Stated exercise => Locate the lines of the listing below that hold "this", then copy each of them.

### Records to use

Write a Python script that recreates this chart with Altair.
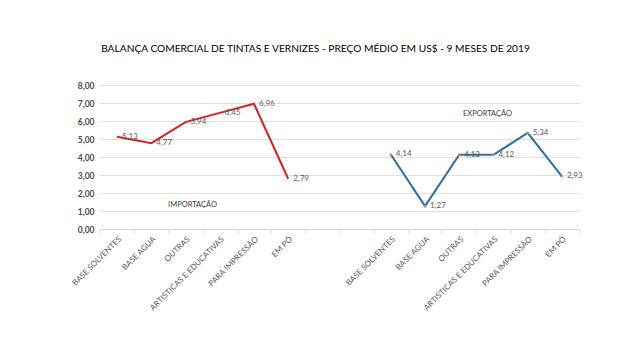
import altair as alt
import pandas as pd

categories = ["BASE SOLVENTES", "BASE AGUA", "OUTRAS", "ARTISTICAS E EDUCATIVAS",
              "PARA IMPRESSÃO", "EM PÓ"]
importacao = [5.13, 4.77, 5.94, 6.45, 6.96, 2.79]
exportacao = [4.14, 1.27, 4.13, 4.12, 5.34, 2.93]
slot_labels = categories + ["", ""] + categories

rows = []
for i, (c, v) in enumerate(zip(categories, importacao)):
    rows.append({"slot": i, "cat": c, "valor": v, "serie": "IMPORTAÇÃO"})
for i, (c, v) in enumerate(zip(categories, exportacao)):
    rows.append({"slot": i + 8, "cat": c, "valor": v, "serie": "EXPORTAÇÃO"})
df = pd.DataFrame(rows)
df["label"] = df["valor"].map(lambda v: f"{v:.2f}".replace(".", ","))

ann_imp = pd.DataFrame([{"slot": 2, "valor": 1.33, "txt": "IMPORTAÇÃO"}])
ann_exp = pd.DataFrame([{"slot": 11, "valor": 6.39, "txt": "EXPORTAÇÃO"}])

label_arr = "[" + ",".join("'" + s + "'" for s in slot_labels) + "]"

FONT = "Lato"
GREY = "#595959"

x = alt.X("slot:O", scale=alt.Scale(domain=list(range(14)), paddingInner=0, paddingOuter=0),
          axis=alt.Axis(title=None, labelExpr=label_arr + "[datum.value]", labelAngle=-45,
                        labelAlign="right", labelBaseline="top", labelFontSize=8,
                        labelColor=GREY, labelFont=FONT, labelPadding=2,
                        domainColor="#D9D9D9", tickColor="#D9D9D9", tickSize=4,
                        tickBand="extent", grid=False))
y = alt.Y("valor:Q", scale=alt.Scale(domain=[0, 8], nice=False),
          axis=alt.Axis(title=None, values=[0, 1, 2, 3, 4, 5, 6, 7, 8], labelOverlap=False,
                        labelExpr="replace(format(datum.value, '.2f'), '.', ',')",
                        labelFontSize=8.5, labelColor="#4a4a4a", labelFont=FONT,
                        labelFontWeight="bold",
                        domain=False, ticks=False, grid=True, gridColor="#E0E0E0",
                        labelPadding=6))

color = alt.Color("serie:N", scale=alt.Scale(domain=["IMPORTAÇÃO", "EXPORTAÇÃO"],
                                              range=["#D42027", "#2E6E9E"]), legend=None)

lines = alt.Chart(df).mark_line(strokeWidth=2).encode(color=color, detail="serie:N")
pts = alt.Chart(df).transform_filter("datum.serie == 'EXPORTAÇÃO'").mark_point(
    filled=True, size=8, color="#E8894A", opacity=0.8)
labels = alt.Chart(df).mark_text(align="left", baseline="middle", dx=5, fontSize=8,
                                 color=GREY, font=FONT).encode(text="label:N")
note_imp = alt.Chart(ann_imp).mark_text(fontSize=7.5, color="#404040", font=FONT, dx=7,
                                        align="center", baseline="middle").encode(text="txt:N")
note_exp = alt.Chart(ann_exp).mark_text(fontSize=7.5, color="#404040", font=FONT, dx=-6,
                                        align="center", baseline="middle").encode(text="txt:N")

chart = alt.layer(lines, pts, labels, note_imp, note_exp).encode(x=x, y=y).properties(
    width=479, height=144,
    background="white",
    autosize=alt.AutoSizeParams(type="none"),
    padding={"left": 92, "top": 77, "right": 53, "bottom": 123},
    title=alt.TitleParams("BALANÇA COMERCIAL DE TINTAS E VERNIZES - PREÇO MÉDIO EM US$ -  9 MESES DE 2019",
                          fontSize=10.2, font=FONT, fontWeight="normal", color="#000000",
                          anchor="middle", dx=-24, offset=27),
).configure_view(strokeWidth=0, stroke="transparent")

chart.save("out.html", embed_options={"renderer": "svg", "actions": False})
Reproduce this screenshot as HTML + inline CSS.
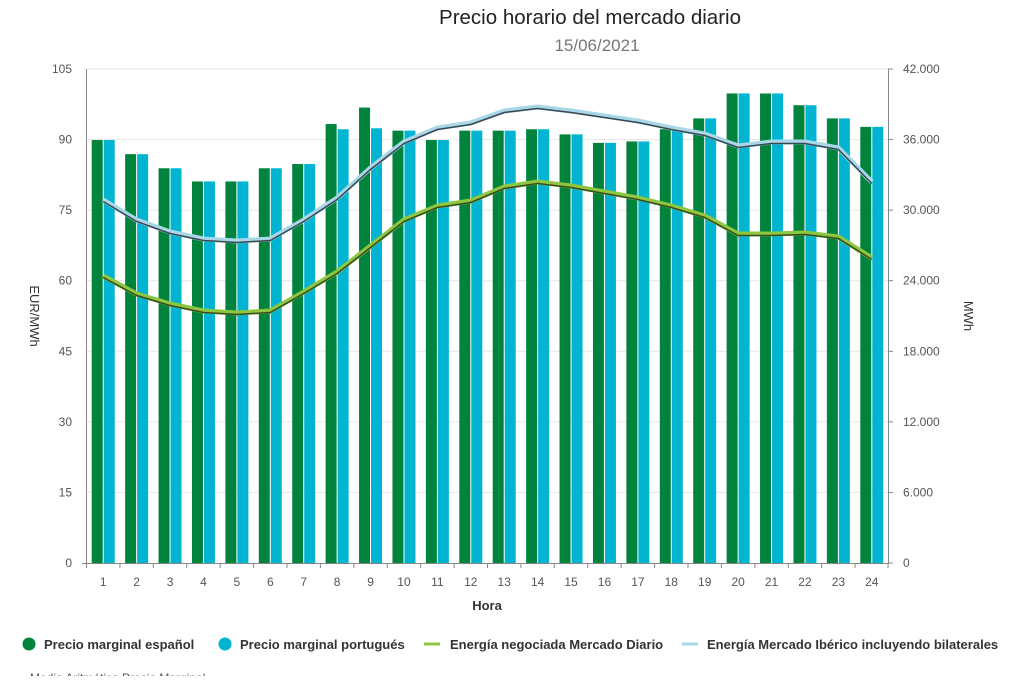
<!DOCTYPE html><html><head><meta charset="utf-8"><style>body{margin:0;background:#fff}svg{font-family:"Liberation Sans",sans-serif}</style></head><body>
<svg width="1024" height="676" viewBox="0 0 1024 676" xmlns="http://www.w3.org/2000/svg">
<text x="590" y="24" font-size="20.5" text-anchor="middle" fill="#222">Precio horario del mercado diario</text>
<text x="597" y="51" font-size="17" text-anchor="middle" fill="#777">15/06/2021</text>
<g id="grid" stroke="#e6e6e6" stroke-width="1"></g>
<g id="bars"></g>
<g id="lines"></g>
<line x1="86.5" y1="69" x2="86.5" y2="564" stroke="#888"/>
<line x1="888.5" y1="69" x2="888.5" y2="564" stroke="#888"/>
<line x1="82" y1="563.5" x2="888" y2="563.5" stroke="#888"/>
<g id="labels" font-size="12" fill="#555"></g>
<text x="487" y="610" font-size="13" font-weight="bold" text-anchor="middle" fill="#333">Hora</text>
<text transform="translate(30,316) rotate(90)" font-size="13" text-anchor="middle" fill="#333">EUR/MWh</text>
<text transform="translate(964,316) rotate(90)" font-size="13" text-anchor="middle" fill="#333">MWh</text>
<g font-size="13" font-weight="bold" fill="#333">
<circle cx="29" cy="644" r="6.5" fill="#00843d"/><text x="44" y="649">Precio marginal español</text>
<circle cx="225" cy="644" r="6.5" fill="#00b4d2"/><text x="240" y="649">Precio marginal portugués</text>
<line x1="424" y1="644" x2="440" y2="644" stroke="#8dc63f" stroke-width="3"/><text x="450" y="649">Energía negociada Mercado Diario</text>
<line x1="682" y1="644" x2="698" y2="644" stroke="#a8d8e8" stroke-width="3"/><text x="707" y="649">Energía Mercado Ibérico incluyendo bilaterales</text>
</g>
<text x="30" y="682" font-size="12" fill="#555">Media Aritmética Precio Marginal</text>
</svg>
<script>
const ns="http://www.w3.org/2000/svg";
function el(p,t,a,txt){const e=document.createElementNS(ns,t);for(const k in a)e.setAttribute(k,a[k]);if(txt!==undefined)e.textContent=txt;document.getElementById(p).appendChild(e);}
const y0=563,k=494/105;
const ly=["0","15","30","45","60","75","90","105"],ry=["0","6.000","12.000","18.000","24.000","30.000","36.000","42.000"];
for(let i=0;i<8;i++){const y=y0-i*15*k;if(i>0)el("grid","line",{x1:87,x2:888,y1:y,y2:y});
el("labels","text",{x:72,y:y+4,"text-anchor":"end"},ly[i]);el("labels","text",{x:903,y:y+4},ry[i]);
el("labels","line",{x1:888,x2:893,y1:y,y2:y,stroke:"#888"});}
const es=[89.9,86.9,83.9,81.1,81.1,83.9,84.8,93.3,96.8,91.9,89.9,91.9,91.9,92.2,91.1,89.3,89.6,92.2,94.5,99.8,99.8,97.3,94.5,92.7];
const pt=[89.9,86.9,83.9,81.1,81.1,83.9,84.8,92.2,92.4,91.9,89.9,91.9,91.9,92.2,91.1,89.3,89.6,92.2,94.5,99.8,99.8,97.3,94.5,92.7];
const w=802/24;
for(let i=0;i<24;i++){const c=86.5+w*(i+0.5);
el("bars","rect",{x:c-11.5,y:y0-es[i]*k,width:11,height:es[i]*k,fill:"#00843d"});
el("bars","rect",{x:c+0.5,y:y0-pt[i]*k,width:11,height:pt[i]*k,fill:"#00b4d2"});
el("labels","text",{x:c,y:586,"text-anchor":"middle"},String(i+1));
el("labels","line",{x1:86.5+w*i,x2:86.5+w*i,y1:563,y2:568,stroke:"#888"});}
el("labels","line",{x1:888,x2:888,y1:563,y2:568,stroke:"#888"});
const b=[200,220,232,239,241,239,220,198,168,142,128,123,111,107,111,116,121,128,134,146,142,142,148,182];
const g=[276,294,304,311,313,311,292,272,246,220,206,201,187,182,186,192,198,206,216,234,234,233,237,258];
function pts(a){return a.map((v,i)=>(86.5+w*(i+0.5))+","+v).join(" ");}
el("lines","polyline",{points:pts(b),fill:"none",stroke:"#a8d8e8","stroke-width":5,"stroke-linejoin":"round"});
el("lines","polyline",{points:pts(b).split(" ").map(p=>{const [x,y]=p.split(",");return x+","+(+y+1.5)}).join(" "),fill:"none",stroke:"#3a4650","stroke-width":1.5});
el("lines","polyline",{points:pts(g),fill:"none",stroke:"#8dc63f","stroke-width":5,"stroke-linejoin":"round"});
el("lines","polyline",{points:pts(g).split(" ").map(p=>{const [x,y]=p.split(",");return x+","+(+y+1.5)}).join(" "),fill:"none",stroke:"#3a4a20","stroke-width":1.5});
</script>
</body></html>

######

Final result =>
Write a Python script that recreates this chart with Altair.
Reproduce this screenshot as HTML + inline CSS.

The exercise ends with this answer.